Becoming Significant: The Development of a Rural Community in the Republican China
Yang, Kai-Chien, History - Graduate School of Arts and Sciences, University of Virginia
Reed, Bradly, Department of History, University of Virginia
This dissertation examines the history of one small town in Sichuan province during the 1st half of the 20th century. It focuses on how the local elites transformed the bandit-raid Jialingjiang xiaosanxia community into a model community of modernization. The story of this community also revealed much detail about the Sichuan province during the 1920s and 1930s and the impact of the anti-Japanese war. The history of Sichuan in the 1st half of the 20th century was often defined by struggles among the militarists.

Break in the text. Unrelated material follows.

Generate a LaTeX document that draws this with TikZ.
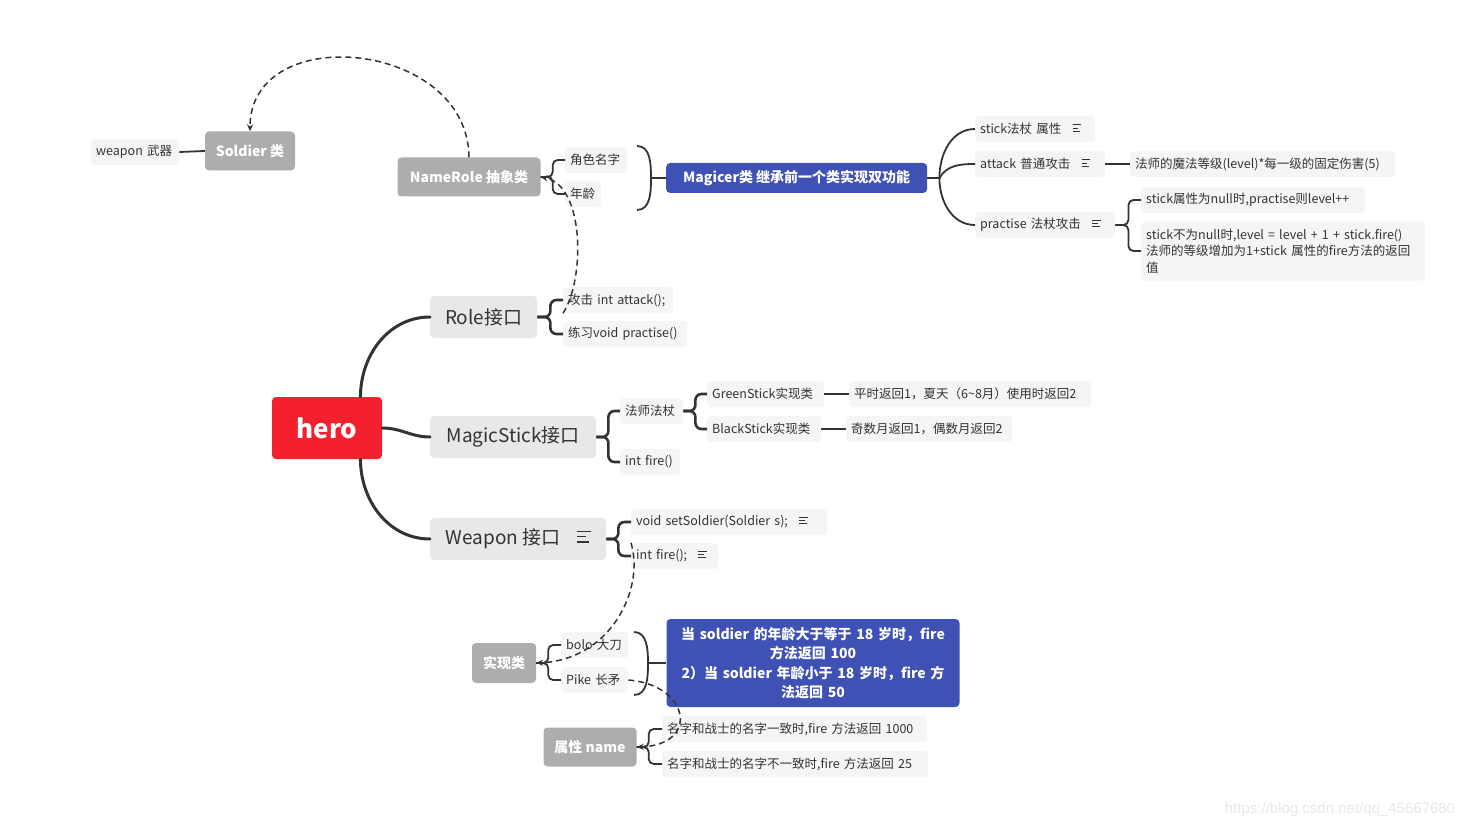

The general impression was that the struggle of militarists resulted in extreme destruction of order in the Sichuan society. While the argument is true, by the late 1920s, there was in fact an internal organism of politics which allowed private efforts of modernization to occur. Such an environment was the result of the cooperation between the local elites and the militarists. The changes occurred in Jialingjiang xiaosanxia demonstrated this kind of cooperation between the elites and the militarists. This cooperation created a more or less stable environment for ambitious patriots such as Lu Zuofu to implement his plan of rural reconstruction and modernization. When the anti-Japanese war broke out in 1937, the history of the area was even more significant because of the nationalist government’s relocation in Chongqing. The chapter of the Jialingjiang xiaosanxia during the war examines how the war brought changes in industry, political institutions, land and space in the local communities.